1. Ten Things I Have Learned (from Milton Glaser)
Legendary graphic designer Milton Glaser – the mastermind behind the “I ♥ NY” design – shares ten life lessons in this blog post recapping an AIGA talk he gave back in 2001. Get ready for great insights without the candy-coating. Here’s one of my favorites, a counter-intuitive perspective on the value of professionalism:
Unfortunately in our field, in the so-called creative – I hate that word because it is misused so often. I also hate the fact that it is used as a noun. Can you imagine calling someone a creative? Anyhow, when you are doing something in a recurring way to diminish risk or doing it in the same way as you have done it before, it is clear why professionalism is not enough. After all, what is required in our field, more than anything else, is the continuous transgression.
Professionalism does not allow for that because transgression has to encompass the possibility of failure and if you are professional your instinct is not to fail, it is to repeat success. So professionalism as a lifetime aspiration is a limited goal.
2. Step One Is Showing Up
Occasional 99U contributor Scott Young recently posted a great, no-nonsense piece on the importance of showing up. Reading it is sort of like getting a talking-to from your favorite high school sports coach. In short, it’s just the sort of ass-kicking you may need to get your creative project in gear. Here’s an excerpt:
Finally, as it got later and later, I told him out of frustration that he said he wanted my advice, and, “Step one was to get to the gym before it closes!”
He laughed at my exasperation and we did go to the gym before it closed. Since then saying, “Step one!” has been an inside joke for whenever someone fails to put in the basic effort for a goal they supposedly care about.
…How often do you forget step one? Wanting to be a successful blogger, but failing to write regularly. Wanting to get in shape, but not showing up at the gym. Wanting to learn a language, but never having conversations with people who speak it.Step one is interesting because it only requires effort. Writing a bestselling novel requires some luck and skill. Writing a novel requires only that you show up to write every morning.
Because step one isn’t dependent on any external factor, it is also a good measure of how committed you are to a goal. If I professed a desire to be a great writer, but I never wrote anything, I’m simply not committed to that goal. There’s no excuse for failing step one.

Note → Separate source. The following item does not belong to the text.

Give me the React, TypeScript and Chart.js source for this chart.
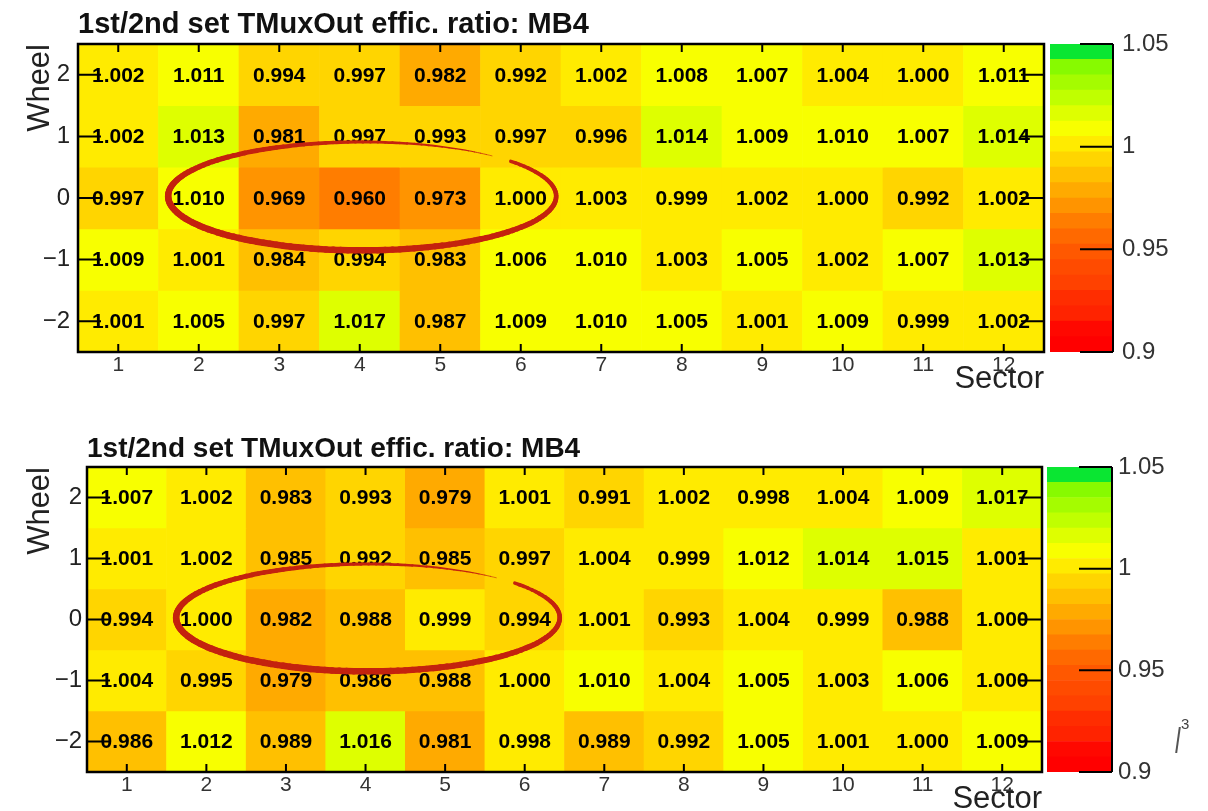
import React, { useEffect, useRef } from 'react';
import { Chart, registerables } from 'chart.js';

Chart.register(...registerables);

const FONT = '"Liberation Sans", Arial, Helvetica, sans-serif';

// ---------- data ----------
const SECTORS = ['1', '2', '3', '4', '5', '6', '7', '8', '9', '10', '11', '12'];
const WHEELS = [2, 1, 0, -1, -2];
const TITLE = '1st/2nd set TMuxOut effic. ratio: MB4';
const X_TITLE = 'Sector';
const Y_TITLE = 'Wheel';

// top panel, one array per wheel (2, 1, 0, -1, -2), sectors 1..12
const TOP_W2 = [1.002, 1.011, 0.994, 0.997, 0.982, 0.992, 1.002, 1.008, 1.007, 1.004, 1.0, 1.011];
const TOP_W1 = [1.002, 1.013, 0.981, 0.997, 0.993, 0.997, 0.996, 1.014, 1.009, 1.01, 1.007, 1.014];
const TOP_W0 = [0.997, 1.01, 0.969, 0.96, 0.973, 1.0, 1.003, 0.999, 1.002, 1.0, 0.992, 1.002];
const TOP_WM1 = [1.009, 1.001, 0.984, 0.994, 0.983, 1.006, 1.01, 1.003, 1.005, 1.002, 1.007, 1.013];
const TOP_WM2 = [1.001, 1.005, 0.997, 1.017, 0.987, 1.009, 1.01, 1.005, 1.001, 1.009, 0.999, 1.002];

// bottom panel
const BOT_W2 = [1.007, 1.002, 0.983, 0.993, 0.979, 1.001, 0.991, 1.002, 0.998, 1.004, 1.009, 1.017];
const BOT_W1 = [1.001, 1.002, 0.985, 0.992, 0.985, 0.997, 1.004, 0.999, 1.012, 1.014, 1.015, 1.001];
const BOT_W0 = [0.994, 1.0, 0.982, 0.988, 0.999, 0.994, 1.001, 0.993, 1.004, 0.999, 0.988, 1.0];
const BOT_WM1 = [1.004, 0.995, 0.979, 0.986, 0.988, 1.0, 1.01, 1.004, 1.005, 1.003, 1.006, 1.0];
const BOT_WM2 = [0.986, 1.012, 0.989, 1.016, 0.981, 0.998, 0.989, 0.992, 1.005, 1.001, 1.0, 1.009];

const TOP_VALUES = [TOP_W2, TOP_W1, TOP_W0, TOP_WM1, TOP_WM2];
const BOT_VALUES = [BOT_W2, BOT_W1, BOT_W0, BOT_WM1, BOT_WM2];

// colour contours (z axis)
const CONTOUR_LEVELS = [
  0.9, 0.9075, 0.915, 0.9225, 0.93, 0.9375, 0.945, 0.9525, 0.96, 0.9675, 0.975,
  0.9825, 0.99, 0.9975, 1.005, 1.0125, 1.02, 1.0275, 1.035, 1.0425, 1.05,
];
const PALETTE = [
  'rgb(255,0,0)', 'rgb(255,8,0)', 'rgb(255,35,0)', 'rgb(255,45,0)', 'rgb(255,65,0)',
  'rgb(255,75,0)', 'rgb(255,88,0)', 'rgb(255,105,0)', 'rgb(255,125,0)', 'rgb(255,148,0)',
  'rgb(255,170,0)', 'rgb(255,192,0)', 'rgb(255,213,0)', 'rgb(255,235,0)', 'rgb(248,255,0)',
  'rgb(222,255,0)', 'rgb(192,255,0)', 'rgb(165,252,0)', 'rgb(135,250,0)', 'rgb(10,230,50)',
];
const COLORBAR_TICKS = [0.9, 0.95, 1, 1.05];

// annotation ellipse, in data units (sector, wheel)
const ELLIPSE = { sector: 4.03, wheel: 0.03, halfSectors: 2.41, halfWheels: 0.88 };

// ---------- helpers ----------
function colorFor(v: number): string {
  const n = PALETTE.length;
  for (let i = 0; i < n; i++) {
    if (v < CONTOUR_LEVELS[i + 1]) return PALETTE[Math.max(i, 0)];
  }
  return PALETTE[n - 1];
}

function wheelLabel(v: number): string {
  return v < 0 ? '\u2212' + Math.abs(v) : String(v);
}

type PanelCfg = {
  top: number;
  height: number;
  plotLeft: number;
  plotRight: number;
  plotTopOff: number;
  plotBottomOff: number;
  titleSize: number;
  titleMidOff: number;
  yTickPad: number;
  cbLeft: number;
  cbRight: number;
  cbPad: number;
};

const TOP_CFG: PanelCfg = {
  top: 0, height: 410, plotLeft: 78, plotRight: 1044, plotTopOff: 44, plotBottomOff: 352,
  titleSize: 29, titleMidOff: 25, yTickPad: 8, cbLeft: 1050, cbRight: 1113, cbPad: 9,
};
const BOT_CFG: PanelCfg = {
  top: 410, height: 410, plotLeft: 87, plotRight: 1042, plotTopOff: 57, plotBottomOff: 362,
  titleSize: 28, titleMidOff: 39, yTickPad: 5, cbLeft: 1047, cbRight: 1112, cbPad: 6,
};

const X_AXIS_H = 43;

const widthProfile = [
  [0, 3.5], [0.15, 5], [0.37, 6.5], [0.62, 6.5], [0.8, 4.5], [0.9, 2.8], [0.97, 1.2], [1, 0.5],
];
function profile(t: number): number {
  for (let i = 0; i < widthProfile.length - 1; i++) {
    const [t0, w0] = widthProfile[i];
    const [t1, w1] = widthProfile[i + 1];
    if (t <= t1) return w0 + ((w1 - w0) * (t - t0)) / (t1 - t0);
  }
  return 0.5;
}

const heatDecor = {
  id: 'heatDecor',
  afterDatasetsDraw(chart: any) {
    const ctx: CanvasRenderingContext2D = chart.ctx;
    const { left, right, top, bottom } = chart.chartArea;
    const xs = chart.scales.x;
    const ys = chart.scales.y;
    ctx.save();
    // cell values
    ctx.font = 'bold 21px ' + FONT;
    ctx.fillStyle = '#000';
    ctx.textAlign = 'center';
    ctx.textBaseline = 'middle';
    chart.data.datasets.forEach((ds: any, di: number) => {
      const meta = chart.getDatasetMeta(di);
      meta.data.forEach((el: any, i: number) => {
        const v = ds.cellValues[i];
        ctx.fillText(v.toFixed(3), el.x, (el.y + el.base) / 2 + 1);
      });
    });
    // tick marks inside the frame
    ctx.strokeStyle = '#000';
    ctx.lineWidth = 2;
    ctx.beginPath();
    xs.ticks.forEach((_t: any, i: number) => {
      const px = xs.getPixelForTick(i);
      ctx.moveTo(px, top);
      ctx.lineTo(px, top + 8);
      ctx.moveTo(px, bottom);
      ctx.lineTo(px, bottom - 8);
    });
    ys.ticks.forEach((_t: any, i: number) => {
      const py = ys.getPixelForTick(i);
      ctx.moveTo(left, py);
      ctx.lineTo(left + 23, py);
      ctx.moveTo(right - 23, py);
      ctx.lineTo(right, py);
    });
    ctx.stroke();
    ctx.lineWidth = 2.5;
    ctx.strokeRect(left, top, right - left, bottom - top);

    // hand-drawn ellipse
    const cx = xs.getPixelForValue(ELLIPSE.sector - 1);
    const rx = Math.abs(xs.getPixelForValue(ELLIPSE.sector - 1 + ELLIPSE.halfSectors) - cx);
    const cy = ys.getPixelForValue(ELLIPSE.wheel);
    const ry = Math.abs(ys.getPixelForValue(ELLIPSE.wheel + ELLIPSE.halfWheels) - cy);
    const a0 = (-40 * Math.PI) / 180;
    const a1 = (312 * Math.PI) / 180;
    const N = 160;
    ctx.strokeStyle = 'rgb(196,34,14)';
    ctx.lineCap = 'round';
    for (let i = 0; i < N; i++) {
      const t = i / N;
      const s = a0 + (a1 - a0) * t;
      const e = a0 + (a1 - a0) * ((i + 1) / N);
      ctx.lineWidth = profile(t + 0.5 / N);
      ctx.beginPath();
      ctx.ellipse(cx, cy, rx, ry, 0, s, e);
      ctx.stroke();
    }
    ctx.restore();
  },
};

const cbDecor = {
  id: 'cbDecor',
  afterDatasetsDraw(chart: any) {
    const ctx: CanvasRenderingContext2D = chart.ctx;
    const { right, top, bottom } = chart.chartArea;
    const ys = chart.scales.y;
    ctx.save();
    ctx.strokeStyle = '#000';
    ctx.lineWidth = 2;
    ctx.beginPath();
    ctx.moveTo(right, top);
    ctx.lineTo(right, bottom);
    ys.ticks.forEach((_t: any, i: number) => {
      const py = ys.getPixelForTick(i);
      ctx.moveTo(right - 33, py);
      ctx.lineTo(right, py);
    });
    ctx.stroke();
    ctx.restore();
  },
};

function Heatmap({ values, cfg }: { values: number[][]; cfg: PanelCfg }) {
  const ref = useRef<HTMLCanvasElement>(null);
  const width = cfg.plotRight + 6;
  useEffect(() => {
    if (!ref.current) return;
    const lh = cfg.titleSize;
    const chart = new Chart(ref.current, {
      type: 'bar',
      data: {
        labels: SECTORS,
        datasets: WHEELS.map((w, r) => ({
          label: 'Wheel ' + w,
          data: SECTORS.map(() => [w - 0.5, w + 0.5]),
          backgroundColor: values[r].map(colorFor),
          borderWidth: 0,
          grouped: false,
          barPercentage: 1,
          categoryPercentage: 1,
          cellValues: values[r],
        })) as any,
      },
      options: {
        responsive: false,
        animation: false,
        events: [],
        layout: {
          padding: { left: 0, right: 6, top: 0, bottom: cfg.height - cfg.plotBottomOff - X_AXIS_H },
        },
        plugins: {
          legend: { display: false },
          tooltip: { enabled: false },
          title: {
            display: true,
            text: TITLE,
            align: 'start',
            fullSize: false,
            color: '#111',
            font: { family: FONT, size: cfg.titleSize, weight: 'bold', lineHeight: 1 },
            padding: {
              top: cfg.titleMidOff - lh / 2,
              bottom: cfg.plotTopOff - cfg.titleMidOff - lh / 2,
            },
          },
        },
        scales: {
          x: {
            type: 'category',
            offset: true,
            grid: { display: false, drawTicks: false },
            border: { display: false },
            ticks: {
              font: { family: FONT, size: 21, lineHeight: 1 },
              color: '#333',
              padding: 3,
              maxRotation: 0,
              autoSkip: false,
            },
            title: {
              display: true,
              text: X_TITLE,
              align: 'end',
              color: '#222',
              font: { family: FONT, size: 31, lineHeight: 1 },
              padding: 0,
            },
            afterFit: (s: any) => {
              s.height = X_AXIS_H;
            },
          },
          y: {
            type: 'linear',
            min: -2.5,
            max: 2.5,
            afterBuildTicks: (s: any) => {
              s.ticks = WHEELS.map((v) => ({ value: v }));
            },
            grid: { display: false, drawTicks: false },
            border: { display: false },
            ticks: {
              font: { family: FONT, size: 24, lineHeight: 1 },
              color: '#222',
              padding: cfg.yTickPad,
              callback: (v: any) => wheelLabel(Number(v)),
            },
            title: {
              display: true,
              text: Y_TITLE,
              align: 'end',
              color: '#222',
              font: { family: FONT, size: 31, lineHeight: 1 },
              padding: { top: 24.5, bottom: 0 },
            },
            afterFit: (s: any) => {
              s.width = cfg.plotLeft;
            },
          },
        },
      } as any,
      plugins: [heatDecor],
    });
    return () => chart.destroy();
  }, []);
  return (
    <canvas
      ref={ref}
      width={width}
      height={cfg.height}
      style={{ position: 'absolute', left: 0, top: cfg.top, width, height: cfg.height }}
    />
  );
}

function ColorBar({ cfg }: { cfg: PanelCfg }) {
  const ref = useRef<HTMLCanvasElement>(null);
  const left = cfg.cbLeft - 10;
  const width = 1208 - left;
  useEffect(() => {
    if (!ref.current) return;
    const chart = new Chart(ref.current, {
      type: 'bar',
      data: {
        labels: [''],
        datasets: PALETTE.map((c, i) => ({
          label: 'band ' + i,
          data: [[CONTOUR_LEVELS[i], CONTOUR_LEVELS[i + 1]]],
          backgroundColor: c,
          borderWidth: 0,
          grouped: false,
          barPercentage: 1,
          categoryPercentage: 1,
        })) as any,
      },
      options: {
        responsive: false,
        animation: false,
        events: [],
        layout: {
          padding: { left: 10, right: 0, top: cfg.plotTopOff, bottom: cfg.height - cfg.plotBottomOff },
        },
        plugins: { legend: { display: false }, tooltip: { enabled: false } },
        scales: {
          x: { display: false, offset: true },
          y: {
            position: 'right',
            min: CONTOUR_LEVELS[0],
            max: CONTOUR_LEVELS[CONTOUR_LEVELS.length - 1],
            afterBuildTicks: (s: any) => {
              s.ticks = COLORBAR_TICKS.map((v) => ({ value: v }));
            },
            grid: { display: false, drawTicks: false },
            border: { display: false },
            ticks: {
              font: { family: FONT, size: 24, lineHeight: 1 },
              color: '#333',
              padding: cfg.cbPad,
              callback: (v: any) => String(Number(v)),
            },
            afterFit: (s: any) => {
              s.width = 1208 - cfg.cbRight;
            },
          },
        },
      } as any,
      plugins: [cbDecor],
    });
    return () => chart.destroy();
  }, []);
  return (
    <canvas
      ref={ref}
      width={width}
      height={cfg.height}
      style={{ position: 'absolute', left, top: cfg.top, width, height: cfg.height }}
    />
  );
}

export default function App() {
  return (
    <div
      style={{
        position: 'absolute',
        left: 0,
        top: 0,
        width: 1208,
        height: 811,
        overflow: 'hidden',
        background: '#fff',
      }}
    >
      <Heatmap values={TOP_VALUES} cfg={TOP_CFG} />
      <ColorBar cfg={TOP_CFG} />
      <Heatmap values={BOT_VALUES} cfg={BOT_CFG} />
      <ColorBar cfg={BOT_CFG} />
      <div
        style={{
          position: 'absolute',
          left: 1177,
          top: 727,
          width: 2,
          height: 26,
          background: '#555',
          transform: 'skewX(-8deg)',
        }}
      />
      <span
        style={{
          position: 'absolute',
          left: 1181,
          top: 716,
          fontSize: 15,
          lineHeight: '16px',
          fontFamily: FONT,
          color: '#444',
        }}
      >
        3
      </span>
    </div>
  );
}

3. Great AntiHacks to Fundamentally Change your Life
Our thinking out how we work shouldn’t just be limited to small-bore questions like “How can I get through more email?” or “What can I do to manage meetings better?” From time to time, we need to step back and take stock of the long view. Or, as Clay Collins writes in this fantastic post, “sometimes our lives don’t need optimization, they need to be fundamentally reconfigured.” Here’s Collins on finding perspective:
There are no perspective hacks. None. You just have to suck it up, live a little, and wallow in the mud of life. You have to get your hands dirty with this beautiful business of living. You have to question, meditate, and fail often. You simply have to make space for perspective and hope that it will come eventually. You have to spend time in a manner that would seem self-indulgent to most.
4. The Blind Man Who Taught Himself To See
An incredible tale of perseverance and innovation, this Men’s Journal piece profiles Daniel Kish, a blind man who has learned to use echolocation to navigate the world with such precision that he can even engage in challenging sports like mountain biking. Thanks to Kottke for pointing us to this stunning story:
It’s like recognizing a familiar voice in a crowd,” he says. The load upon his mind is undoubtedly immense. Yet he casually processes everything, constructing and memorizing a mental map of his route, all while maintaining an intricate conversation with me. It’s so extraordinary that it seems to border on the magical.
5. Practical Tips on Writing a Book from 23 Brilliant Authors
On the cusp of tackling his first book, writer Steve Silberman collected sundry bits of wisdom from writers of all stripes, including Jonah Lehrer, David Shenk, Sylvia Boorstein, David Crosby, and many more. But you don’t have to be a writer to take something away from this piece. Here’s author and Boing Boing editor Cory Doctorow on writing and the creative process:
3. Write when the book sucks and it isn’t going anywhere. Just keep writing. It doesn’t suck. Your conscious is having a panic attack because it doesn’t believe your subconscious knows what it’s doing.
4. Stop in the middle of a sentence, leaving a rough edge for you to start from the next day — that way, you can write three or five words without being “creative” and before you know it, you’re writing.
5. Write even when the world is chaotic. You don’t need a cigarette, silence, music, a comfortable chair, or inner peace to write. You just need ten minutes and a writing implement.